Extract word for word the lines of the listing from its start to the line holding "Arial, Helvetica, sans-serif';", both ends kept; pictures are not part of the copy.

##########

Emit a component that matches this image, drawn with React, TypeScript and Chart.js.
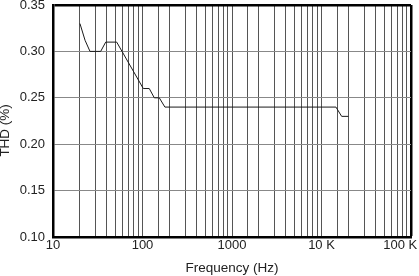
import React, { useEffect, useRef } from 'react';
import { Chart, registerables } from 'chart.js';

Chart.register(...registerables);

// Data
const frequencyHz = [20, 22.8, 25.9, 34.1, 38.8, 51.5, 102, 119, 135.5, 154, 178, 14500, 16800, 20000];
const thdPercent = [0.33, 0.312, 0.3, 0.3, 0.31, 0.31, 0.26, 0.26, 0.25, 0.25, 0.24, 0.24, 0.23, 0.23];

// Axis ticks
const xTickValues = [10, 100, 1000, 10000, 100000];
const NB = '\u00A0';
const xTickLabels = ['10', '100', '1000', '10 K', '100 K' + NB.repeat(6)];
const yMin = 0.1;
const yMax = 0.35;
const yStep = 0.05;
const xMin = 10;
const xMax = 100000;

const FONT = '"Liberation Sans", Arial, Helvetica, sans-serif';

export default function App() {
  const canvasRef = useRef<HTMLCanvasElement | null>(null);

  useEffect(() => {
    const canvas = canvasRef.current;
    if (!canvas) return;
    const points = frequencyHz.map((f, i) => ({ x: f, y: thdPercent[i] }));

    const chart = new Chart(canvas, {
      type: 'line',
      data: {
        datasets: [
          {
            data: points,
            borderColor: '#1a1a1a',
            borderWidth: 1,
            pointRadius: 0,
            tension: 0,
            fill: false,
          },
        ],
      },
      options: {
        animation: false,
        responsive: false,
        maintainAspectRatio: false,
        layout: { padding: { top: 5, right: 8, left: 0, bottom: 0 } },
        plugins: {
          legend: { display: false },
          tooltip: { enabled: false },
        },
        scales: {
          x: {
            type: 'logarithmic',
            min: xMin,
            max: xMax,
            afterFit: (scale: any) => {
              scale.height = 39;
              scale.paddingLeft = 0;
              scale.paddingRight = 0;
            },
            border: { display: true, color: '#000', width: 2.5 },
            grid: {
              drawTicks: false,
              color: (ctx: any) => {
                const v = ctx.tick ? ctx.tick.value : 0;
                if (v >= xMax * 0.9999) return '#000';
                if (v <= xMin * 1.0001) return 'rgba(0,0,0,0)';
                return '#555';
              },
              lineWidth: (ctx: any) => {
                const v = ctx.tick ? ctx.tick.value : 0;
                return v >= xMax * 0.9999 ? 2.5 : 1;
              },
            },
            ticks: {
              autoSkip: false,
              maxRotation: 0,
              minRotation: 0,
              padding: 1,
              color: '#222',
              font: { family: FONT, size: 13 },
              callback: (value: any) => {
                const v = Number(value);
                const idx = xTickValues.findIndex((t) => Math.abs(t - v) / t < 1e-6);
                return idx >= 0 ? xTickLabels[idx] : '';
              },
            },
            title: {
              display: true,
              text: 'Frequency (Hz)',
              color: '#222',
              font: { family: FONT, size: 13.5 },
              padding: { top: 0, bottom: 0 },
            },
          },
          y: {
            type: 'linear',
            min: yMin,
            max: yMax,
            afterFit: (scale: any) => {
              scale.width = 53;
              scale.paddingTop = 0;
              scale.paddingBottom = 0;
            },
            border: { display: true, color: '#000', width: 2.5 },
            grid: {
              drawTicks: false,
              color: (ctx: any) => {
                const v = ctx.tick ? ctx.tick.value : 0;
                if (Math.abs(v - yMax) < 1e-9) return '#000';
                if (Math.abs(v - yMin) < 1e-9) return 'rgba(0,0,0,0)';
                return '#888';
              },
              lineWidth: (ctx: any) => {
                const v = ctx.tick ? ctx.tick.value : 0;
                return Math.abs(v - yMax) < 1e-9 ? 2.5 : 1;
              },
            },
            ticks: {
              stepSize: yStep,
              padding: 8,
              color: '#222',
              font: { family: FONT, size: 13 },
              callback: (value: any) => Number(value).toFixed(2),
            },
            title: {
              display: true,
              text: 'THD (%)' + NB.repeat(5),
              color: '#222',
              font: { family: FONT, size: 13.5 },
              padding: { top: -3, bottom: 0 },
            },
          },
        },
      },
    });

    return () => {
      chart.destroy();
    };
  }, []);

  return (
    <div style={{ position: 'absolute', left: 0, top: 0, width: 419, height: 276, background: '#fff' }}>
      <canvas ref={canvasRef} width={419} height={276} style={{ display: 'block', width: 419, height: 276 }} />
    </div>
  );
}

##########

COMPLETED EXERCISE:
Emit a component that matches this image, drawn with React, TypeScript and Chart.js.
import React, { useEffect, useRef } from 'react';
import { Chart, registerables } from 'chart.js';

Chart.register(...registerables);

// Data
const frequencyHz = [20, 22.8, 25.9, 34.1, 38.8, 51.5, 102, 119, 135.5, 154, 178, 14500, 16800, 20000];
const thdPercent = [0.33, 0.312, 0.3, 0.3, 0.31, 0.31, 0.26, 0.26, 0.25, 0.25, 0.24, 0.24, 0.23, 0.23];

// Axis ticks
const xTickValues = [10, 100, 1000, 10000, 100000];
const NB = '\u00A0';
const xTickLabels = ['10', '100', '1000', '10 K', '100 K' + NB.repeat(6)];
const yMin = 0.1;
const yMax = 0.35;
const yStep = 0.05;
const xMin = 10;
const xMax = 100000;

const FONT = '"Liberation Sans", Arial, Helvetica, sans-serif';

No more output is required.